Scott: Science must be widely available in schools

Scottish Liberal Democrat education spokesperson Tavish Scott MSP warned today that unless STEM subjects are made more appealing, fewer pupils will take part in Scotland’s well-established reputation as a global centre of scientific excellence.

The comments come after a ‘Science and the Parliament’ event earlier this week where John Swinney admitted that the number of pupils choosing STEM subjects for their Highers has been decreasing.

Speaking in this afternoon’s debate on a Strategy for Science, Technology, Engineering and Mathematics (STEM) Education and Training, Mr Scott said that attracting pupils to study science must begin as early as possible, to encourage male and female pupils, and in particular female, to engage in scientific subjects.

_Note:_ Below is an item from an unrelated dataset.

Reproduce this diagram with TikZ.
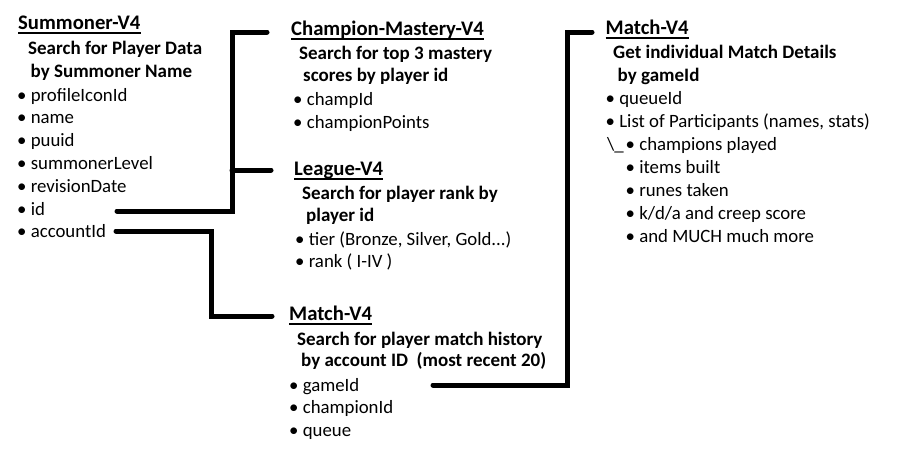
\documentclass[tikz,border=0pt]{standalone}
\usepackage{fontspec}
\setmainfont{Carlito}
\tikzset{
  title/.style={anchor=base west, inner sep=0pt, font=\fontsize{20.7}{24}\selectfont\bfseries},
  sub/.style={anchor=base west, inner sep=0pt, font=\fontsize{19}{22}\selectfont\bfseries},
  item/.style={anchor=base west, inner sep=0pt, font=\fontsize{18.8}{22}\selectfont},
  uline/.style={line width=2pt},
  link/.style={line width=5pt, line cap=round}
}
\begin{document}
\begin{tikzpicture}[x=1pt, y=-1pt]
\fill[white] (0,0) rectangle (919,450);
\useasboundingbox (0,0) rectangle (919,450);
% Summoner-V4
\node[title] (sumT) at (18,29.3) {Summoner-V4};
\node[sub] (sumS1) at (28,54.3) {Search for Player Data};
\node[sub] (sumS2) at (30.5,77.3) {by Summoner Name};
\foreach \t [count=\i] in {profileIconId, name, puuid, summonerLevel, revisionDate}
  \node[item] (sum\i) at (17,{101+22.8*(\i-1)}) {• \t};
\node[item] (sumId) at (17,215) {• id};
\node[item] (sumAcc) at (17,237.8) {• accountId};
% Champion-Mastery-V4
\node[title] (cmT) at (291,35) {Champion-Mastery-V4};
\node[sub] (cmS1) at (299,59.3) {Search for top 3 mastery};
\node[sub] (cmS2) at (303,81.7) {scores by player id};
\node[item] (cm1) at (293,105) {• champId};
\node[item] (cm2) at (293,128.3) {• championPoints};
% League-V4
\node[title] (lgT) at (294,175) {League-V4};
\node[sub] (lgS1) at (302,199) {Search for player rank by};
\node[sub] (lgS2) at (306,221.7) {player id};
\node[item] (lg1) at (295,245) {• tier (Bronze, Silver, Gold...)};
\node[item] (lg2) at (295,267.7) {• rank ( I-IV )};
% Match-V4 (history)
\node[title] (mhT) at (289,320.7) {Match-V4};
\node[sub] (mhS1) at (297,345) {Search for player match history};
\node[sub] (mhS2) at (301,366.7) {by account ID\ \ (most recent 20)};
\node[item] (mhGame) at (289,391) {• gameId};
\node[item] (mh2) at (289,413.3) {• championId};
\node[item] (mh3) at (289,436) {• queue};
% Match-V4 (details)
\node[title] (mdT) at (605.5,34.3) {Match-V4};
\node[sub] (mdS1) at (613,58.3) {Get individual Match Details};
\node[sub] (mdS2) at (617.5,81.7) {by gameId};
\node[item] (md1) at (605.5,104.3) {• queueId};
\node[item] (md2) at (605.5,127.7) {• List of Participants (names, stats)};
\node[item] (mdSl) at (607,150.7) {\textbackslash\_};
\node[item] (md3) at (625.5,150.7) {• champions played};
\foreach \t [count=\i from 4] in {items built, runes taken, k/d/a and creep score, and MUCH much more}
  \node[item] (md\i) at (625.5,{173.3+23*(\i-4)}) {• \t};
% underlines
\foreach \n in {sumT, cmT, lgT, mhT, mdT}
  \draw[uline] ([yshift=-3.5pt]\n.base west) -- ([yshift=-3.5pt]\n.base east);
% connectors
\coordinate (idEnd) at (117,211);
\coordinate (accEnd) at (116,231);
\coordinate (gameEnd) at (433,385);
\coordinate (cmIn) at (267,32);
\coordinate (lgIn) at (271,170);
\coordinate (mhIn) at (272,316);
\coordinate (mdIn) at (592,32);
\draw[link] (idEnd) -- ++(115,0) |- (cmIn);
\draw[link] (lgIn) -- ++(-39,0);
\draw[link] (accEnd) -- ++(95,0) |- (mhIn);
\draw[link] (gameEnd) -- ++(134.5,0) |- (mdIn);
\end{tikzpicture}
\end{document}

Speaking after the debate, Mr. Scott said:

“From the discovery of the theory of gravity to the evolution of computers and wireless connection, science has a significant impact on our society and everyday lives.  However, the future potential of developing bright young minds is at risk as we see fewer young people engaging.

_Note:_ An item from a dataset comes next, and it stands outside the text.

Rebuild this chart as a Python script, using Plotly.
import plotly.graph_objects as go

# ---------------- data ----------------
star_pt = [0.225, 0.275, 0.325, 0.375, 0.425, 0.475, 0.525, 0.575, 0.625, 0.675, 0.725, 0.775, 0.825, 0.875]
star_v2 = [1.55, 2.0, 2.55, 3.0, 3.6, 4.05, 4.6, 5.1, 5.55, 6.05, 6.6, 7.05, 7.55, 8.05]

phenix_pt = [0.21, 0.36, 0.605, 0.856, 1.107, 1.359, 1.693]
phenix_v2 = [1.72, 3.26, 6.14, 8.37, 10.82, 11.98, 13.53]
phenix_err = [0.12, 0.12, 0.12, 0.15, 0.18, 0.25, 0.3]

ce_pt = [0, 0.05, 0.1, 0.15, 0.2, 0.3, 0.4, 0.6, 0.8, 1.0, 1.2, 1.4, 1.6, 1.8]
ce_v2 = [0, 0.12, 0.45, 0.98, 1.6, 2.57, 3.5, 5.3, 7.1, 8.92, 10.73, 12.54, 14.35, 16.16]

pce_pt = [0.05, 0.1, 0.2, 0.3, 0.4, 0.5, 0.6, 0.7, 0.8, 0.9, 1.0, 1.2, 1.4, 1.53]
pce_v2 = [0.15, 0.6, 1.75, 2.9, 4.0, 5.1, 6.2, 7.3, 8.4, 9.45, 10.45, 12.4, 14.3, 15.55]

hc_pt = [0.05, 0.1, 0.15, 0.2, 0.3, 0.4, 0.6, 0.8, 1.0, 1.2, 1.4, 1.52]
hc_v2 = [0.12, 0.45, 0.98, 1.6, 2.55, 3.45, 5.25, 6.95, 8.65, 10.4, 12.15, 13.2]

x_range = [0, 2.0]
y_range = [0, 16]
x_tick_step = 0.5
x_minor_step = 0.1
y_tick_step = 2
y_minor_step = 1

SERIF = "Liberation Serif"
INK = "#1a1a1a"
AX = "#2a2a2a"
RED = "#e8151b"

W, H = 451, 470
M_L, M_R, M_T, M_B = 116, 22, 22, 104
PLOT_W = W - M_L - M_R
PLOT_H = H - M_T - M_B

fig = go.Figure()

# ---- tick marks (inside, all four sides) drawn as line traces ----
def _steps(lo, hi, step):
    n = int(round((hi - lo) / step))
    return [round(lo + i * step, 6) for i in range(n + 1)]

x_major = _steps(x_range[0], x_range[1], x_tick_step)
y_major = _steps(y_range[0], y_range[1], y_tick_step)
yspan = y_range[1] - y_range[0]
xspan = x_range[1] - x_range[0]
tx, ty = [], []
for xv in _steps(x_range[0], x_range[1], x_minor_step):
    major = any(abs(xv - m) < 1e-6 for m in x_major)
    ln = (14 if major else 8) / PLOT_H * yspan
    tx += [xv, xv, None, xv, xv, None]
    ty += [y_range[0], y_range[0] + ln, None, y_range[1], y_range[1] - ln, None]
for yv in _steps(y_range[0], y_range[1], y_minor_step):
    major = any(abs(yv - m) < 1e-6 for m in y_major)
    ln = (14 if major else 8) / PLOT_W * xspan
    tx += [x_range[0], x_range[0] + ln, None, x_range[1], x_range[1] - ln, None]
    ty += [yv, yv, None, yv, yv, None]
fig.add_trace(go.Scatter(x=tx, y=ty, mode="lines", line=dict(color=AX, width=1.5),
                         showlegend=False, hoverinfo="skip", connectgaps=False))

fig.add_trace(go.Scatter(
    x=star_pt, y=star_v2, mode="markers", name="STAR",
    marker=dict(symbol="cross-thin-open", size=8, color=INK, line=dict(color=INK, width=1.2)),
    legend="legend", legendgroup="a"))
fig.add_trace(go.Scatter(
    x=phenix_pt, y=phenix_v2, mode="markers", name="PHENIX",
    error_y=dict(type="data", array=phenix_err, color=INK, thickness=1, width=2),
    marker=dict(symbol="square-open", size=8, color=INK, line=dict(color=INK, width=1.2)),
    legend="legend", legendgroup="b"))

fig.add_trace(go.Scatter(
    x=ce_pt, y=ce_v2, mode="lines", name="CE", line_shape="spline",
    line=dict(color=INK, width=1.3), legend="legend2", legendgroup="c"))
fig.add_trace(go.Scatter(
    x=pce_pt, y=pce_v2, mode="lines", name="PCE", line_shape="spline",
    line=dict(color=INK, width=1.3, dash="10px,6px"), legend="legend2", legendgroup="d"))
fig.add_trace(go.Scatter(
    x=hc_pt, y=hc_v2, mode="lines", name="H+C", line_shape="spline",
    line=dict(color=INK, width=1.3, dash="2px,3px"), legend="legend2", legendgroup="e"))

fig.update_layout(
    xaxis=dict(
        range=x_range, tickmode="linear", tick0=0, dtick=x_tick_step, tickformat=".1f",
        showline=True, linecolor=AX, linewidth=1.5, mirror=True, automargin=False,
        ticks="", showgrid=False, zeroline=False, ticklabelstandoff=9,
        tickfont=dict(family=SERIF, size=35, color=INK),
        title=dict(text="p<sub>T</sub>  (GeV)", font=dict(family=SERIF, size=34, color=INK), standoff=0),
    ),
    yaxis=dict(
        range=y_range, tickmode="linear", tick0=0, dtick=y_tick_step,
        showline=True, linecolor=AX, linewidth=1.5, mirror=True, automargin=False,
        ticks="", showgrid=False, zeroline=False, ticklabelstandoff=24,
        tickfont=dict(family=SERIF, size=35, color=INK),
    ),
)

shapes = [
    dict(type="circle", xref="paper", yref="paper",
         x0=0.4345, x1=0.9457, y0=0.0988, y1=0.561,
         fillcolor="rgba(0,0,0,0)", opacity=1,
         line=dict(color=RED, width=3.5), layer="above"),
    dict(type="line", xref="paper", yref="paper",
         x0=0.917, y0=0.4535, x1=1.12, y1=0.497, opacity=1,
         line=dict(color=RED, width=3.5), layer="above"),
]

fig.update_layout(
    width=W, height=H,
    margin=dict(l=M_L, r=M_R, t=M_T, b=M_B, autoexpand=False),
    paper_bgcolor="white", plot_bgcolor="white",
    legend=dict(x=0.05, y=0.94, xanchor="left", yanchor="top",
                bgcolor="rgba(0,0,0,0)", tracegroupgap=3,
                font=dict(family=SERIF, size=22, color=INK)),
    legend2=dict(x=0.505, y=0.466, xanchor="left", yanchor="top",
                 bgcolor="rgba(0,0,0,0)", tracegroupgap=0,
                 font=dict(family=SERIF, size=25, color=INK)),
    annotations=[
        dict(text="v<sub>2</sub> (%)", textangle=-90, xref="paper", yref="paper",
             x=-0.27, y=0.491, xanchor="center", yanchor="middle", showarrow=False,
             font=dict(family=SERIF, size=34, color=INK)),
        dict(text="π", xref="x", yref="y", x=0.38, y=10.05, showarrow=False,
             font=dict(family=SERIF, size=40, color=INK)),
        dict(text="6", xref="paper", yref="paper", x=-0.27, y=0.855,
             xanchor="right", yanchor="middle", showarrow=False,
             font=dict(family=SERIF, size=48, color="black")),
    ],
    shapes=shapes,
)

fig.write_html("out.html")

“The Scottish Government has the responsibility to ensure that we have an education system that gives the opportunity to all children to achieve their potential. For that to be achieved we need to make sure our curriculum is engaging and exciting so that students aren’t turned off as they progress through their education. As it stands this is not happening. Students are turning away from science and losing out on the opportunity that it provides.

“If Scotland is to lead in scientific discoveries we must have strong foundations and a bold strategy. As things stand the SNP have built those foundations on excessive bureaucracy, creating barriers that don’t need to be there.”